Yes, they sure did. Plenty of evidence to support this. Read the very first paragraph, as an example:

http://www.state.tn.us/twra/pdfs/tanninghides.pdf


----------



## redbone311

MOC said:


> Yes, they sure did. Plenty of evidence to support this. Read the very first paragraph, as an example:
> 
> http://www.state.tn.us/twra/pdfs/tanninghides.pdf


NO, They did NOT. If that was the way they did it, they would not have had any teeth left very early in life. Just because some dummy wrote it down somewhere doesn't make it true. Got plenty of people in the world making all sorts of claims that are not true. I'll take the word of my ancestors, and the other real and worthwhile documentation instead of some folksy clown who thinks he knows something. Common sense alone would tell you that is not how it was done. Or at least it should. Some people don't have any.


----------



## sharpshooter359

bolt a disc blade used for farming to a bench and you just have to put alot of work into it running the skin side (not hair) back and forth against the blade.


----------



## Tonto79

Yes, we did and still do, don't know what "tribes" you're talking about, but I've seen my uncles and grandfather and several other of us use this method. It does work, just takes forever. And all my relatives still have their teeth. And we're real indians too, not one of you politcally correct whine asses that want to be called "native american" . Just because you go hang out at the casino doesn't mean that you're down with the tribe.
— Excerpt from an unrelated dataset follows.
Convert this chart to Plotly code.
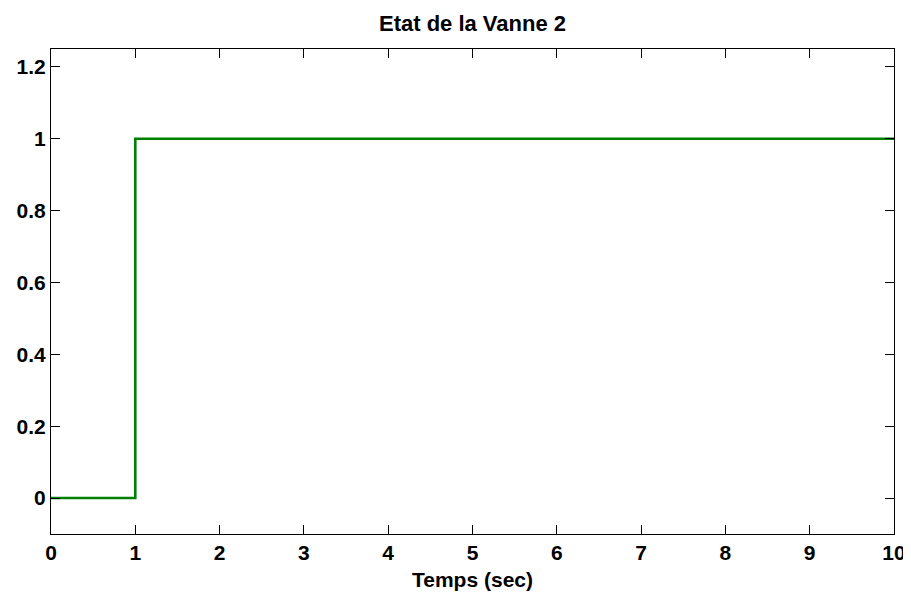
import plotly.graph_objects as go

# step signal: valve 2 opens at t = 1 s
temps = [0, 1, 1, 10]
etat = [0, 0, 1, 1]

x_ticks = [0, 1, 2, 3, 4, 5, 6, 7, 8, 9, 10]
y_ticks = [0, 0.2, 0.4, 0.6, 0.8, 1, 1.2]
y_labels = ['0', '0.2', '0.4', '0.6', '0.8', '1', '1.2']

fig = go.Figure()
fig.add_trace(go.Scatter(
    x=temps, y=etat, mode='lines',
    line=dict(color='#008000', width=2.6),
    showlegend=False,
))

axis_common = dict(
    showgrid=False, zeroline=False, automargin=False,
    showline=True, linecolor='black', linewidth=1.2, mirror='ticks',
    ticks='inside', ticklen=9, tickwidth=1, tickcolor='black',
    tickfont=dict(family='Liberation Sans', size=21, color='black', weight='bold'),
)

# page body has an 8px margin, so the figure is a bit smaller than the window
fig.update_layout(
    width=903, height=588,
    paper_bgcolor='white', plot_bgcolor='white',
    margin=dict(l=43, r=17, t=41, b=62),
    title=dict(
        text='<b>Etat de la Vanne 2</b>', x=0.5, xanchor='center',
        xref='paper', y=0.974, yanchor='middle',
        font=dict(family='Liberation Sans', size=22, color='black'),
    ),
    xaxis=dict(
        range=[0, 10], tickvals=x_ticks,
        title=dict(text='<b>Temps (sec)</b>', standoff=9,
                   font=dict(family='Liberation Sans', size=21, color='black')),
        **axis_common,
    ),
    yaxis=dict(
        range=[-0.1, 1.25], tickvals=y_ticks, ticktext=y_labels,
        **axis_common,
    ),
)

fig.write_html('out.html')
I love people like you, who have like 1/16th Sioux blood and you tell everyone that you're a direct descendant from Sitting Bull himself. You need to do your homework before you decide that you're going to be the voice for all of us, because you obviously don't know about every tribes tanning methods. Good luck with your debating skills Kevin Costner, I'll see you and Two Socks out on the trail.


----------